LAHORE: Punjab has recorded a significant shortfall in cotton cultivation during the 2026–27 season, missing its official target by 18 percent, according to data released by the Crop Reporting Services of the Punjab Agriculture Department.
The province had set a cultivation target of 3.2 million acres, but actual sowing reached only 2.614 million acres, leaving a gap of 586,000 acres. The figure also reflects a year-on-year decline of 512,000 acres, signaling continued contraction in one of Pakistan’s most important cash crops.
The shortfall is uneven across the province. In northern Punjab’s divisions of Sargodha, Lahore, Faisalabad, and Sahiwal, cotton was planted on 205,000 acres, significantly below the target of 305,000 acres. In southern Punjab—traditionally the country’s cotton heartland—cultivation reached 2.409 million acres against a target of 2.895 million acres.
Industry voices have pointed to a combination of factors behind the decline. Chairman Cotton Ginners Forum Ihsanul Haq attributes the reduced acreage to adverse weather conditions and the expansion of new sugar mills in and around Rahim Yar Khan and the Punjab–Sindh border region, which he says has encouraged farmers to shift away from cotton cultivation.
The decline comes at a time when Pakistan’s cotton sector is already under structural pressure. Since reaching a peak production of nearly 13.96 million bales in 2014–15, cultivated across around 6 million acres, the crop has steadily lost ground. Current production estimates of around 2.7 million bales reflect a dramatic contraction over the past decade.
Analysts warn that continued decline in local output is likely to increase Pakistan’s dependence on imports, with cotton import requirements potentially reaching billions of dollars annually. Lower cotton production also impacts cottonseed output, which is a key raw material for edible oil, further increasing the country’s import bill.
The sector is also facing financial and policy pressure. Following the federal budget, cotton and phutti prices declined sharply, with Karachi Cotton Association spot rates falling by Rs2,500 per maund, while open market prices dropped to around Rs19,250 per maund in Punjab and Rs18,250 per maund in Sindh.
At the same time, industry stakeholders—including the Pakistan Cotton Ginners Association (PCGA)—have intensified lobbying efforts for relief measures, including potential withdrawal of the proposed 18 percent sales tax on cottonseed and oilcake, which stakeholders argue could affect market stability.
Meanwhile, representatives of the textile sector, including All Pakistan Textile Mills Association (APTMA), have raised broader concerns about declining industrial capacity. They note that member mills have fallen from 402 in 2008 to just 182 today, citing heavy taxation, high energy costs, and delayed refunds as key factors behind the contraction.

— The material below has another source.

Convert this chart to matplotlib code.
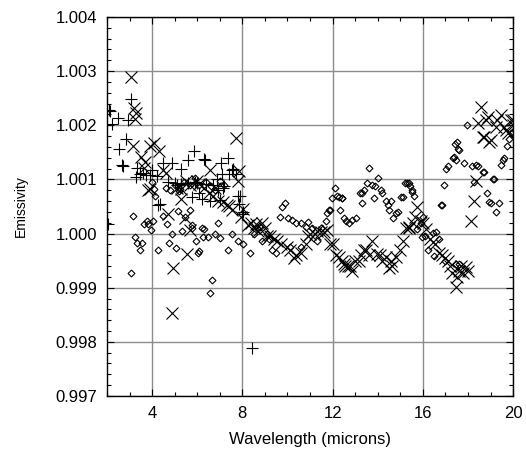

Historically, Punjab’s cotton belt has been central to Pakistan’s textile-driven economy, but the gradual shift toward sugarcane cultivation, combined with policy uncertainty and input cost pressures, has reshaped agricultural priorities across key farming regions.
Experts warn that unless structural reforms are introduced in crop zoning, pricing incentives, and input support, Pakistan may continue to lose ground in cotton production—further deepening reliance on imports and weakening its textile export base.